Assistance in Ascertaining Compliance With Law and Facts Concerning Construction of Bridge With Foreign SteelGao ID: CED-79-118 August 3, 1979
Questions were raised concerning the monitoring by the Federal Highway Administration (FHwA) of its buy American requirements in the award of a contract for the construction of a continuous segmented concrete bridge in Indiana. Contracts are awarded on the basis of the lowest bid for construction. State and FHwA officials do not determine life-cycle costs of concrete and steel bridges because maintenance costs are not a factor in awarding contracts. FHwA has no special provisions for monitoring compliance with its buy American requirements. These requirements, or state buy American requirements, if they are more restrictive, are made part of the construction contract and are considered the same as any other contract provision. The states are primarily responsible for monitoring contractors' compliance with contract terms.

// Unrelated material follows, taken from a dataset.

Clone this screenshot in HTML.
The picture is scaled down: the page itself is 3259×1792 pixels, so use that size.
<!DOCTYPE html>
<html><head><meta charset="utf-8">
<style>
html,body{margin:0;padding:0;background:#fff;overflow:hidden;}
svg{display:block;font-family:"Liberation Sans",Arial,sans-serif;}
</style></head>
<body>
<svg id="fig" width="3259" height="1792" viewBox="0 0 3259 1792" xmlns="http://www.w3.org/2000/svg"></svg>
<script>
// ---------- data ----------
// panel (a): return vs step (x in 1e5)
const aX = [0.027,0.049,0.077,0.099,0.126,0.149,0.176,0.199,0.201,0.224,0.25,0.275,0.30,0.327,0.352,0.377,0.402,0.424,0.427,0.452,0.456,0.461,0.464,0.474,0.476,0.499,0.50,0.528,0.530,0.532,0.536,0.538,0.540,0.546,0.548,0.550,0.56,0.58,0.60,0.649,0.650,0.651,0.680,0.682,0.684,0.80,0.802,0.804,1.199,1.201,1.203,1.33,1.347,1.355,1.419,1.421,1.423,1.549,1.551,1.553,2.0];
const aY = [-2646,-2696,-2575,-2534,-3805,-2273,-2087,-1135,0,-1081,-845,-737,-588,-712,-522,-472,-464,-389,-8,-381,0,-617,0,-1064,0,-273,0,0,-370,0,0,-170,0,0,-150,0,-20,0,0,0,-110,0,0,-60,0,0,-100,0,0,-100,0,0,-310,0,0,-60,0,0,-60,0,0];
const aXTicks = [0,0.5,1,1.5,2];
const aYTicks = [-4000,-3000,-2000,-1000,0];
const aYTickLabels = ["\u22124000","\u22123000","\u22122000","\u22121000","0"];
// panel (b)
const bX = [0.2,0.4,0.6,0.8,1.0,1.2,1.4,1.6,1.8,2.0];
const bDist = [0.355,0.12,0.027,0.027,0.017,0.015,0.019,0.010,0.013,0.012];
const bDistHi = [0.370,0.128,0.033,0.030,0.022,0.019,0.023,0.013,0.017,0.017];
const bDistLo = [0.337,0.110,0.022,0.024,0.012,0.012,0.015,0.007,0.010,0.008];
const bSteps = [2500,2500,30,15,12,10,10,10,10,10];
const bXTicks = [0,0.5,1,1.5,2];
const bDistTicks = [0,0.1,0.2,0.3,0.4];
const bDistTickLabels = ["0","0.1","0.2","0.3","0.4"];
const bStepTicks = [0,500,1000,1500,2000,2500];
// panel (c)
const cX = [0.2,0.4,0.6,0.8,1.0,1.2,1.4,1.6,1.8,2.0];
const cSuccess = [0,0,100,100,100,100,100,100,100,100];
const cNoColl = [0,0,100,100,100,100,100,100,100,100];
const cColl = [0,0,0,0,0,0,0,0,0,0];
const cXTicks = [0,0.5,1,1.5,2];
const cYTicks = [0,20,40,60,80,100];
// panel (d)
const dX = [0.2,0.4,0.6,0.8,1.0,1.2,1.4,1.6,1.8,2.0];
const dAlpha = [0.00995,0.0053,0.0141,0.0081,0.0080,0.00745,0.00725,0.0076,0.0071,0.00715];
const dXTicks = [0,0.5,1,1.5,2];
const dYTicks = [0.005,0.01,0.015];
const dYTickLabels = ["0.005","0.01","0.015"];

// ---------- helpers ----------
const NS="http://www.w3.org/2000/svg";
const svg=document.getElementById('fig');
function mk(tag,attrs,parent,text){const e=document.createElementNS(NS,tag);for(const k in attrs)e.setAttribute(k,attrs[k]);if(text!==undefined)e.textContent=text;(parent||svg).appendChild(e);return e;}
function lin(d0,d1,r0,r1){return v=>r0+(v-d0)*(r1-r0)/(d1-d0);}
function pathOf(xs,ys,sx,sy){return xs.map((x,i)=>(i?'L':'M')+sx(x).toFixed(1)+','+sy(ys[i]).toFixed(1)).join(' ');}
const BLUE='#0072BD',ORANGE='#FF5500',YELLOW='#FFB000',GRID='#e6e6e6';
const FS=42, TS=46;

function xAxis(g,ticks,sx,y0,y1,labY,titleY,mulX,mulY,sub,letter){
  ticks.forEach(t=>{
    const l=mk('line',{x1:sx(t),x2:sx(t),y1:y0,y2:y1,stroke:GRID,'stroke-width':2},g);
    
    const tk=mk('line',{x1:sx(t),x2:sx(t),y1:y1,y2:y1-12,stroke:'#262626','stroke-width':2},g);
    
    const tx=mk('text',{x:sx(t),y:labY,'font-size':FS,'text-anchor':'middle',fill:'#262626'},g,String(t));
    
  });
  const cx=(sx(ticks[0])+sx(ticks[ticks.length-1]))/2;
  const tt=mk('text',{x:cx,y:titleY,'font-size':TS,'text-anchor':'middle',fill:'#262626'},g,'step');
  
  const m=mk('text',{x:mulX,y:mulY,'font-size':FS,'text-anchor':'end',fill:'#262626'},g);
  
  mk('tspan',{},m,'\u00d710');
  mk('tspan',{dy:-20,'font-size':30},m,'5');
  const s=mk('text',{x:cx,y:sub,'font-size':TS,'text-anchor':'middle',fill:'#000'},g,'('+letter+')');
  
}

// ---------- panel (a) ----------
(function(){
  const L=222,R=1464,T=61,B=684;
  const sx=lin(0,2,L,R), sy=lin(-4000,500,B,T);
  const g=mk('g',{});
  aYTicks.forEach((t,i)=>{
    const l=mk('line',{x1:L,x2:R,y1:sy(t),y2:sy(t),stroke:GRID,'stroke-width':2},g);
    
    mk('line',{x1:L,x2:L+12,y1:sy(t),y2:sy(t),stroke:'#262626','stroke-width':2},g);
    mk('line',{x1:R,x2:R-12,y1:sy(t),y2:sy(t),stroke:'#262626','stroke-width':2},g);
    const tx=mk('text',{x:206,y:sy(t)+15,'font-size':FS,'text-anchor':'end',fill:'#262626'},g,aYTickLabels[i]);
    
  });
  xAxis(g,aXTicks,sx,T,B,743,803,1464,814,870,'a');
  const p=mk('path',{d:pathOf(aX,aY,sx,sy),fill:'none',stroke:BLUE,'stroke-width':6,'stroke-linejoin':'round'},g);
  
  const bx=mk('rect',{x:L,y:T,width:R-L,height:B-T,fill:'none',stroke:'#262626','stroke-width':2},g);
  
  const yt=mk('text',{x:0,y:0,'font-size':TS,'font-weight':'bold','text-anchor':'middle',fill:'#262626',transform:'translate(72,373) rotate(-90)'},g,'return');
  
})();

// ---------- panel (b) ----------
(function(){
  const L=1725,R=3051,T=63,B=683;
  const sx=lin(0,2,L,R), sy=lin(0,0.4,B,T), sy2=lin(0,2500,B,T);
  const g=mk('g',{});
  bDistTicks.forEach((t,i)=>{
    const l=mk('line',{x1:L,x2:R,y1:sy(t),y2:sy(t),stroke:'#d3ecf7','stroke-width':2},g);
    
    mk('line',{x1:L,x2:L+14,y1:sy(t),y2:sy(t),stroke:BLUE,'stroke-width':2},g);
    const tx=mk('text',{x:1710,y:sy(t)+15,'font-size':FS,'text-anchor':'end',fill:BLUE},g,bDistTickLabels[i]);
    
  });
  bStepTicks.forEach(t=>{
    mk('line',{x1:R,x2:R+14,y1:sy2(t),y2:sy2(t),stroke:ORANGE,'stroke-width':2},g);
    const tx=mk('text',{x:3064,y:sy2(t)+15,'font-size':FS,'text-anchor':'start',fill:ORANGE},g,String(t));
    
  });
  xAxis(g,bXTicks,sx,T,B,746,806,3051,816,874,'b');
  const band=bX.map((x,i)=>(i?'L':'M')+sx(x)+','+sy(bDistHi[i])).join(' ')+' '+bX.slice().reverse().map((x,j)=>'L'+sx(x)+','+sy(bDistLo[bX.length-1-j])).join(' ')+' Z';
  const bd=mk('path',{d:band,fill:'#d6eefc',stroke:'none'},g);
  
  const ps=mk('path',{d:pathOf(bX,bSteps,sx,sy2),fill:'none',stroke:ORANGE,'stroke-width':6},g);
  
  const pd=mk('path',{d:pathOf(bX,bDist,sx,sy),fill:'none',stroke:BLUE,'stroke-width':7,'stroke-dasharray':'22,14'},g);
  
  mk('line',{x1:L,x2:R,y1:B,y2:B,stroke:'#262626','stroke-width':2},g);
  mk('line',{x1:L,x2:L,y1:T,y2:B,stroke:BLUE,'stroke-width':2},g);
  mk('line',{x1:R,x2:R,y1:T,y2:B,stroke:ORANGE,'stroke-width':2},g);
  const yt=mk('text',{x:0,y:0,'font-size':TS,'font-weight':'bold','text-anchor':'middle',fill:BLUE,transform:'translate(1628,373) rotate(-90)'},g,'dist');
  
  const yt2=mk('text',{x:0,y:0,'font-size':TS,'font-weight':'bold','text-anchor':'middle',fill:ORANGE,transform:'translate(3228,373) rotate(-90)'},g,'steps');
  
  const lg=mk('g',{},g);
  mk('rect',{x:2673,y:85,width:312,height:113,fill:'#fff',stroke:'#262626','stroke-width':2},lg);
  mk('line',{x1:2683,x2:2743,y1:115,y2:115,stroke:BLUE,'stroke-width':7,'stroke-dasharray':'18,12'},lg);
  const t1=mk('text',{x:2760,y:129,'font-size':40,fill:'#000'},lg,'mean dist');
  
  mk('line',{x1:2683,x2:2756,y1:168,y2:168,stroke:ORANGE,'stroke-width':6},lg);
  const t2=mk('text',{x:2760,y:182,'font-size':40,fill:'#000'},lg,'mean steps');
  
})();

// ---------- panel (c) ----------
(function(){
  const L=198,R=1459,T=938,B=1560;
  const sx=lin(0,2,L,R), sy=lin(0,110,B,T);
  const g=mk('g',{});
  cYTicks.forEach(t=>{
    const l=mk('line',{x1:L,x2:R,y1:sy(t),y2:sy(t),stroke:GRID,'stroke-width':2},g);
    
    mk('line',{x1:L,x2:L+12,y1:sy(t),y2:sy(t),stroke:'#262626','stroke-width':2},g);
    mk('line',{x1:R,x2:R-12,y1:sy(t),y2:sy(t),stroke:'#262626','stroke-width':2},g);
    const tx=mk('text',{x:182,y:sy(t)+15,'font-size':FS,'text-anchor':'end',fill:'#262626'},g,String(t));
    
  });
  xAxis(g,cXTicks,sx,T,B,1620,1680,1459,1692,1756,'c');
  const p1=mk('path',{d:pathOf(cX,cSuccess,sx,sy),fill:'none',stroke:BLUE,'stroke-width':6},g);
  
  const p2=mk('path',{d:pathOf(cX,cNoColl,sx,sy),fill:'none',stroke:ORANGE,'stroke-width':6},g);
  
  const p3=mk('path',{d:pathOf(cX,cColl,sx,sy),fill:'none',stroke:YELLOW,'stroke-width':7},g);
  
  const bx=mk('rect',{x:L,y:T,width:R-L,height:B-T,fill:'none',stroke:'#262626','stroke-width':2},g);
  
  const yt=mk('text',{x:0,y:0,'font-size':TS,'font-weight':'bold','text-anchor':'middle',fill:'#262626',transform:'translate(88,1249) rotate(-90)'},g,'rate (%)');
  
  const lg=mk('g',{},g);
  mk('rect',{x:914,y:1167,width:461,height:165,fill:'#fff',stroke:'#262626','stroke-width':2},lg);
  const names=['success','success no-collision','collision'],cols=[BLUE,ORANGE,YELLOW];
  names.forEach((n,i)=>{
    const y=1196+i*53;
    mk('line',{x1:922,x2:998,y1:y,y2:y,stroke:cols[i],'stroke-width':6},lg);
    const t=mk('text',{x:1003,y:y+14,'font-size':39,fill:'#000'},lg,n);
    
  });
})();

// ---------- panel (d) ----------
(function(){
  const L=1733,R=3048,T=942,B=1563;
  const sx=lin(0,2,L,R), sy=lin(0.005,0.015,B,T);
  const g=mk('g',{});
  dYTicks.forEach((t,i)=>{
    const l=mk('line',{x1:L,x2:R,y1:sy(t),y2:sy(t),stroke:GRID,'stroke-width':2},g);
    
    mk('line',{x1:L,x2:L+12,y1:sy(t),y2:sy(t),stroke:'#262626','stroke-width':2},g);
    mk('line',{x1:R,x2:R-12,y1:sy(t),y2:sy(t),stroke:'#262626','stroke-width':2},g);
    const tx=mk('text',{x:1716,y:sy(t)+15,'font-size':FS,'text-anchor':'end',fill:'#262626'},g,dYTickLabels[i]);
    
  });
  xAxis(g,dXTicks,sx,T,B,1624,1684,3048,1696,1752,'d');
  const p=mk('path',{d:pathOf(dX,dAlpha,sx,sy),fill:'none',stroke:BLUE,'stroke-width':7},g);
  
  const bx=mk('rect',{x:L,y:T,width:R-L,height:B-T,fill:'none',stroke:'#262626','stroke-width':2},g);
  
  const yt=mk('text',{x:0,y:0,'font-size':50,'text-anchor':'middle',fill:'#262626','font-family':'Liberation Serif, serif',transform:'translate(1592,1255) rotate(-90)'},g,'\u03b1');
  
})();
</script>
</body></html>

It appears that the FHwA regulation pursuant to the Surface Transportation Assistance Act of 1978 manifests congressional intent. The buy American provisions do not apply where the Secretary of Transportation determines that such application would be inconsistent with the public interest. The Administrator, FHwA, determined that it would be in the public interest to temporarily waive the buy American provision except for structural steel. Indiana law would deny the use of foreign steel in state projects by requiring the contractor to use domestic steel unless not enough is produced in the United States for this particular bridge. However, there may be questions about the constitutionality of the Indiana statute in the event that there is a conflict between the statute and the multilateral foreign trade negotiations agreed to by the United States.